Turns out her mum, Patty, is a really good liar.

After five years in prison Patty Watts is finally free. All she wants is to put old grievances behind her, reconcile with her daughter and care for her new infant grandson. When Rose Gold agrees to have Patty move in, it seems their relationship is truly on the mend.

But Rose Gold knows her mother. Patty won't rest until she has her daughter back under her thumb. Which is a smidge inconvenient because Rose Gold wants to be free of Patty. Forever.

Only one Watts will get what she wants.

Will it be Patty or Rose Gold?


Mother, or daughter?

My Second read is 

My Dark Vanessa by Kate Elizabeth Russell




Damaged or disturbed?



Not sure exactly how I felt about this book about another flawed and damaged young woman, well written and gripping. Compelling reading, but I didn't find it so much shocking as just rather tragic and sad.

The story of a precocious teenage girl who seduces her middle aged teacher. Well that's how she sees it.
It's a teenage crush taken to obsession but who is obsessed with who? It jumps about in time quite a bit which I found a little confusing.

Vanessa was a schoolgirl of 15 when she began a long lasting affair with her teacher. She is an adult now still in touch with Jacob Strane, the teacher who everyone insists abused her, whilst she continues to view it as the love affair of her life.

Love?
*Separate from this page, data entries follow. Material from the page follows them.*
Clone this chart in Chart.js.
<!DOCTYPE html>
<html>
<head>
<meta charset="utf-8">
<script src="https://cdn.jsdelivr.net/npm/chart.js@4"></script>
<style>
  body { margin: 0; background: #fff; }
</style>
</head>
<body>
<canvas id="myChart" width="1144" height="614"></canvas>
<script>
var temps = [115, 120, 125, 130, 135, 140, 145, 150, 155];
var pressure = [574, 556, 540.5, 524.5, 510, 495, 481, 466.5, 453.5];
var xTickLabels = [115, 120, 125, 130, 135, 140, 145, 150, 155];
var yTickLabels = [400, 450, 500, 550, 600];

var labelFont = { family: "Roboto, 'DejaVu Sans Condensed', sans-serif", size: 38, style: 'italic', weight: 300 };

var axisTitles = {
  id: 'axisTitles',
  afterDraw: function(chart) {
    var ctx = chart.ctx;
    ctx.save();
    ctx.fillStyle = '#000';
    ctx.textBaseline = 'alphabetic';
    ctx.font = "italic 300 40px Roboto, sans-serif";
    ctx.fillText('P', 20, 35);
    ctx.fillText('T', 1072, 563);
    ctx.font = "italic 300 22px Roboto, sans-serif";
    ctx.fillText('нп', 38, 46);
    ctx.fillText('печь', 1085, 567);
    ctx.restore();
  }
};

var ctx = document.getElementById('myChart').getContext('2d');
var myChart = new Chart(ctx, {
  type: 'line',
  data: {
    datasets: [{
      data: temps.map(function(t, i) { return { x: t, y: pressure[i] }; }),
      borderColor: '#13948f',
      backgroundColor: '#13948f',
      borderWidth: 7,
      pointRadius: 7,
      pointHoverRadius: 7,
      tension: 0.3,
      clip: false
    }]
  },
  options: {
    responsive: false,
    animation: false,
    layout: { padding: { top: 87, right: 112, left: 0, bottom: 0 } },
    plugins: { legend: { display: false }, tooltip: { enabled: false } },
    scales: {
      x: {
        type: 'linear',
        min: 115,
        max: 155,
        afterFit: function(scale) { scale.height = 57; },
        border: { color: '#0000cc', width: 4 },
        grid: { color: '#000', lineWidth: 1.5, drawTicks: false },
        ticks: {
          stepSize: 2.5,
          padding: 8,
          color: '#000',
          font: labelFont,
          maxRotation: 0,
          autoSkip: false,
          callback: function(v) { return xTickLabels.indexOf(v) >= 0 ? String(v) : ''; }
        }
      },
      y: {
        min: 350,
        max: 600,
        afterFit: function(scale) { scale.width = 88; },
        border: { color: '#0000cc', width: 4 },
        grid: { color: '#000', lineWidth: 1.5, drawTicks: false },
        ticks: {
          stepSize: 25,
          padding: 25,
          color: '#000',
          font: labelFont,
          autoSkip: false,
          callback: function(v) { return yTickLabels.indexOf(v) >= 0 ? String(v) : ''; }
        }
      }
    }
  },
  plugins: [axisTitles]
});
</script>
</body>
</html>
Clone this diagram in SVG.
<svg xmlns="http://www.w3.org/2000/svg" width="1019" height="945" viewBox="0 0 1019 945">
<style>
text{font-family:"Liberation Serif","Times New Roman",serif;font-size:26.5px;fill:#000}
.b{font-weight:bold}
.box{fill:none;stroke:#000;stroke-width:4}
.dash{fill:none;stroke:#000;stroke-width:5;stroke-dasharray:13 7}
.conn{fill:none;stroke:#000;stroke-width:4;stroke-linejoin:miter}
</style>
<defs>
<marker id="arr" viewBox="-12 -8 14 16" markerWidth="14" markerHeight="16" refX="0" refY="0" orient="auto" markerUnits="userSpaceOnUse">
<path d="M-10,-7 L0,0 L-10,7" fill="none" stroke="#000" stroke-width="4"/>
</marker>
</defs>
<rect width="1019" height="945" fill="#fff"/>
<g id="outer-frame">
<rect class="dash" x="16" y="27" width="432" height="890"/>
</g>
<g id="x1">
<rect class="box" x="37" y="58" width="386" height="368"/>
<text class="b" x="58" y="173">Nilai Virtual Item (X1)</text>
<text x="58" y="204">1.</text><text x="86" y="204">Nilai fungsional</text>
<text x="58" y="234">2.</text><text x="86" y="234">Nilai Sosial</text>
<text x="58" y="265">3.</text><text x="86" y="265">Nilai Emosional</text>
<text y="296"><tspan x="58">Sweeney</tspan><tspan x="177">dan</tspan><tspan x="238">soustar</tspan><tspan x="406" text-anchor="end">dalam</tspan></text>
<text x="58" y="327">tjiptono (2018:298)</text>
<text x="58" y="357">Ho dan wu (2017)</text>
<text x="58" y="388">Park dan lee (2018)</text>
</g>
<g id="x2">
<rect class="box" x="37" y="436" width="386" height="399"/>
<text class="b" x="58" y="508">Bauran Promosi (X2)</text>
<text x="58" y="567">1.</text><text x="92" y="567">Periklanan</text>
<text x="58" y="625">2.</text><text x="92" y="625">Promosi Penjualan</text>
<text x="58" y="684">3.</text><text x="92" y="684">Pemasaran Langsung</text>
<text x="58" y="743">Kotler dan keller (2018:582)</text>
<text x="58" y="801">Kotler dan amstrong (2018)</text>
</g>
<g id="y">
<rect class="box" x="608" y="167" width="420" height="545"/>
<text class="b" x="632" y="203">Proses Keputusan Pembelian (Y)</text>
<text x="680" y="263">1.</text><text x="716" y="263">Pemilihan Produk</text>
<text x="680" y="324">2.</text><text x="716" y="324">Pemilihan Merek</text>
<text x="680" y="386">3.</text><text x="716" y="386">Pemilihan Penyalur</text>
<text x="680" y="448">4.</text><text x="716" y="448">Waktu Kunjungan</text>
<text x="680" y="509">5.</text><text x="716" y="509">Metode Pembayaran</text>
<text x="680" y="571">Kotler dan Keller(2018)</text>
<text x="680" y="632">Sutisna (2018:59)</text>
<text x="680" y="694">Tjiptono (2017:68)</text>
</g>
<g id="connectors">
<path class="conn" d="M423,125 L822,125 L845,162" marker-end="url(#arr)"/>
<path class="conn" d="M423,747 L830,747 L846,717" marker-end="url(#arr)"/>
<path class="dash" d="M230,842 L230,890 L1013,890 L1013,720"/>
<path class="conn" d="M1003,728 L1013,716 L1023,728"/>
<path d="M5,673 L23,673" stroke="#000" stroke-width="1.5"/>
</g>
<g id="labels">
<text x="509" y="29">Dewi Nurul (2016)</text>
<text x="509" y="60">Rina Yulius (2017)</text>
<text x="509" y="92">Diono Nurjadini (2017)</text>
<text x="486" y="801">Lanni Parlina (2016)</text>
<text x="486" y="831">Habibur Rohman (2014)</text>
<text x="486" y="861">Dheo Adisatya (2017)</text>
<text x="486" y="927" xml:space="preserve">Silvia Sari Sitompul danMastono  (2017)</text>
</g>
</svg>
Or dark obsession?


It has certainly made a lasting impression on her, so much that she still keeps in touch with her lover and even when he is accused of similar acts that people have said he committed against her, she defends him vehemently.

The one thing which sustains her, even now she is a lonely grown woman who drinks too much, is her own conviction of her own power, the knowledge that she instigated everything, she used her attractiveness, her wiles, her seductiveness to woo him. She revels in the feeling that she is a bad girl and she always will be.
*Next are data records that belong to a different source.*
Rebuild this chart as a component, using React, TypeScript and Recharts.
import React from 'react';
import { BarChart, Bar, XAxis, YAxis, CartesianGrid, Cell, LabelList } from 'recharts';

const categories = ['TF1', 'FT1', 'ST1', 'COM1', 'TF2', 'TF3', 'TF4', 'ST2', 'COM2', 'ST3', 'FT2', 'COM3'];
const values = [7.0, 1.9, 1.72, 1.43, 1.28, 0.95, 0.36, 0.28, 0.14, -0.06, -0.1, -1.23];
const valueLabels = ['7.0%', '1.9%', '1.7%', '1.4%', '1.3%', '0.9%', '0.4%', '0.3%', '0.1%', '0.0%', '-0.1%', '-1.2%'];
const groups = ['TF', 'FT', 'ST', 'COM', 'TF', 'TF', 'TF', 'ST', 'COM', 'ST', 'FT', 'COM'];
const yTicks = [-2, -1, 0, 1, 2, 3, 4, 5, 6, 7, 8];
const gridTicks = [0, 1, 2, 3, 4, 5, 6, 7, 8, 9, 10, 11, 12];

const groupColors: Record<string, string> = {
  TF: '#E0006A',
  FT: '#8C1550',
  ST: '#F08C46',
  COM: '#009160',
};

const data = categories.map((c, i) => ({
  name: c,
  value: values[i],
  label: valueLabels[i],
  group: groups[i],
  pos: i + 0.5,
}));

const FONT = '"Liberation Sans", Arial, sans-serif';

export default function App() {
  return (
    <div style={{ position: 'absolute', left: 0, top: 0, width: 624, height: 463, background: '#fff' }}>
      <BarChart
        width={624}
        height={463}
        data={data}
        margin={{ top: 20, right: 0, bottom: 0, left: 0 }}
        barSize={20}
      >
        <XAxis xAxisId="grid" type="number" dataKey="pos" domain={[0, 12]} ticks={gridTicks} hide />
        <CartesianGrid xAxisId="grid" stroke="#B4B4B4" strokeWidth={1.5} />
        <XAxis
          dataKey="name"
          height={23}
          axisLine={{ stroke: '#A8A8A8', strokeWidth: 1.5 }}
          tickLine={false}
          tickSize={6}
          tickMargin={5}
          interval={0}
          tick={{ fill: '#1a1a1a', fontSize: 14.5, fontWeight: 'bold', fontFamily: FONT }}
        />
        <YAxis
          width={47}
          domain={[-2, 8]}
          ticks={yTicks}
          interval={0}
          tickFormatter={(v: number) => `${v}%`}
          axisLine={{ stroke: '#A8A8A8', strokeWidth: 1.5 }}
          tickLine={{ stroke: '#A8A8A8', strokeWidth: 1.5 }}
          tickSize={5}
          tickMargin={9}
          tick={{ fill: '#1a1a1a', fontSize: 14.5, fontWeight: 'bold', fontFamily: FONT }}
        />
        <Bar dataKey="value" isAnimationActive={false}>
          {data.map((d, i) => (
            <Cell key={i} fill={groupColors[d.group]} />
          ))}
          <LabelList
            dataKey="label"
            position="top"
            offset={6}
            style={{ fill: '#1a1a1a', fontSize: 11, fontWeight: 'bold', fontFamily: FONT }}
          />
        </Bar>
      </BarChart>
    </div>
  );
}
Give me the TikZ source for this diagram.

She sees herself as some kind of femme-fatale with this power over men, she harbours dark desires, she is Lolita, she is different, she is special .... (the reality is she is flawed and she is broken)

She is unable to sustain relationships because everything she does and everyone she grows close to pales in comparison with the intensity of feelings aroused by her illicit affair with this older man.
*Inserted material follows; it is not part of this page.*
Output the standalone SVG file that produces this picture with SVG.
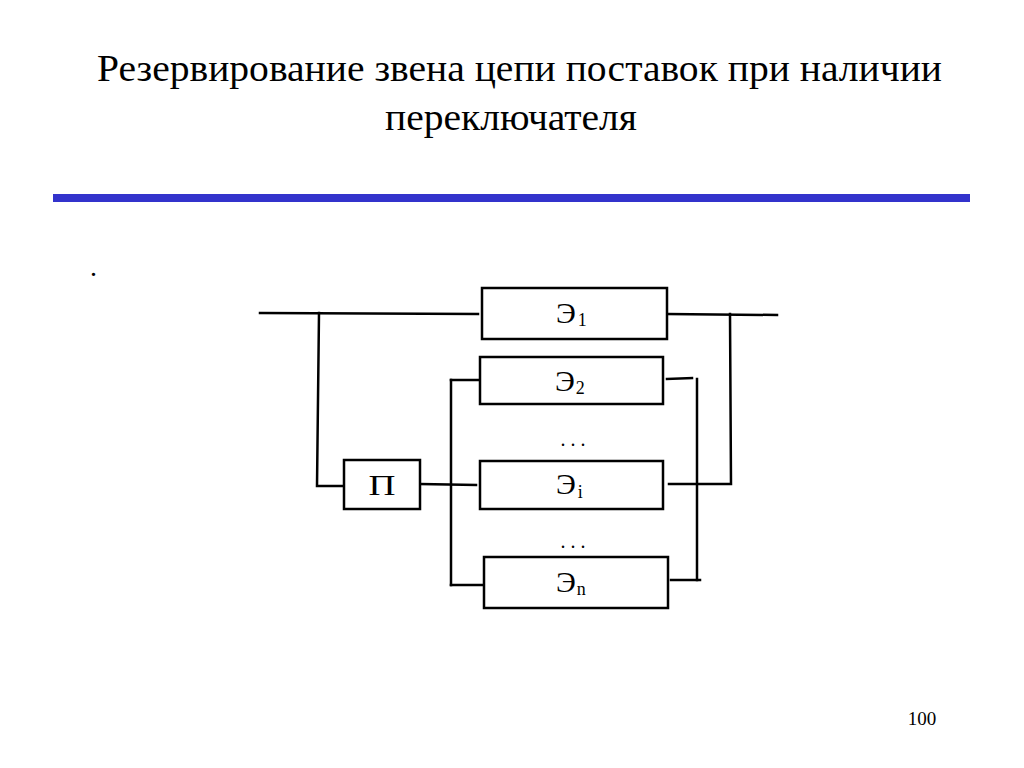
<svg xmlns="http://www.w3.org/2000/svg" width="1024" height="768" viewBox="0 0 1024 768">
<rect width="1024" height="768" fill="#fff"/>
<text x="97" y="81" font-size="38" font-family="Liberation Serif" textLength="845" lengthAdjust="spacingAndGlyphs">Резервирование звена цепи поставок при наличии</text>
<text x="385" y="130" font-size="38" font-family="Liberation Serif" textLength="252" lengthAdjust="spacingAndGlyphs">переключателя</text>
<text x="90" y="276" font-size="28" font-family="Liberation Serif">.</text>
<text x="922" y="725" font-size="19" font-family="Liberation Serif" text-anchor="middle">100</text>
<text x="573" y="446" font-size="20" font-family="Liberation Serif" text-anchor="middle">. . .</text>
<text x="573" y="548" font-size="20" font-family="Liberation Serif" text-anchor="middle">. . .</text>
<rect x="53" y="194" width="917" height="8" fill="#3333CC"/>
<g id="connectors" fill="none" stroke="#000" stroke-width="2.5" stroke-linecap="square">
<path d="M260 313 L478 314"/>
<path d="M319 313 L317 486 L345 486"/>
<path d="M420 484 L476 485"/>
<path d="M451 380 L451 585"/>
<path d="M451 380 L481 380"/>
<path d="M451 585 L483 585"/>
<path d="M667 314 L777 315"/>
<path d="M730 314 L731 484 L669 484"/>
<path d="M667 379 L692 378"/>
<path d="M697 379 L697 580"/>
<path d="M671 580 L700 580"/>
</g>
<g id="node-e1">
<rect x="482" y="288" width="185" height="51" fill="#fff" stroke="#000" stroke-width="2.5"/>
<text x="556" y="323" font-size="30" font-family="Liberation Serif">Э<tspan font-size="18" dx="2" dy="3">1</tspan></text>
</g>
<g id="node-e2">
<rect x="480" y="357" width="183" height="47" fill="#fff" stroke="#000" stroke-width="2.5"/>
<text x="555" y="391" font-size="30" font-family="Liberation Serif">Э<tspan font-size="18" dx="1" dy="3">2</tspan></text>
</g>
<g id="node-ei">
<rect x="480" y="461" width="183" height="48" fill="#fff" stroke="#000" stroke-width="2.5"/>
<text x="556" y="494" font-size="30" font-family="Liberation Serif">Э<tspan font-size="18" dx="2" dy="4">i</tspan></text>
</g>
<g id="node-en">
<rect x="484" y="557" width="184" height="51" fill="#fff" stroke="#000" stroke-width="2.5"/>
<text x="556" y="592" font-size="30" font-family="Liberation Serif">Э<tspan font-size="18" dx="1" dy="3">n</tspan></text>
</g>
<g id="node-p">
<rect x="344" y="460" width="76" height="49" fill="#fff" stroke="#000" stroke-width="2.5"/>
<text x="382" y="495" font-size="30" font-family="Liberation Serif" text-anchor="middle" textLength="27" lengthAdjust="spacingAndGlyphs">П</text>
</g>
</svg>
But undoubtedly he was culpable, he was the adult he should have known better and he should never, ever have given in to the temptation of taking this pretty young girl into his bed.

Having lasting repercussions this is one affair which was never going to end well for anyone involved.
Dark, moving and compulsive reading.

The Blurb

Exploring the psychological dynamics of the relationship between a precocious yet naïve teenage girl and her magnetic and manipulative teacher, a brilliant, all-consuming read that marks the explosive debut of an extraordinary new writer.

2000. Bright, ambitious, and yearning for adulthood, fifteen-year-old Vanessa Wye becomes entangled in an affair with Jacob Strane, her magnetic and guileful forty-two-year-old English teacher.

2017. Amid the rising wave of allegations against powerful men, a reckoning is coming due. Strane has been accused of sexual abuse by a former student, who reaches out to Vanessa, and now Vanessa suddenly finds herself facing an impossible choice: remain silent, firm in the belief that her teenage self willingly engaged in this relationship, or redefine herself and the events of her past. But how can Vanessa reject her first love, the man who fundamentally transformed her and has been a persistent presence in her life? Is it possible that the man she loved as a teenager—and who professed to worship only her—may be far different from what she has always believed?


Alternating between Vanessa’s present and her past, My Dark Vanessa juxtaposes memory and trauma with the breathless excitement of a teenage girl discovering the power her own body can wield. Thought-provoking and impossible to put down, this is a masterful portrayal of troubled adolescence and its repercussions that raises vital questions about agency, consent, complicity, and victimhood. Written with the haunting intimacy of The Girls and the creeping intensity of Room, My Dark Vanessa is an era-defining novel that brilliantly captures and reflects the shifting cultural mores transforming our relationships and society itself.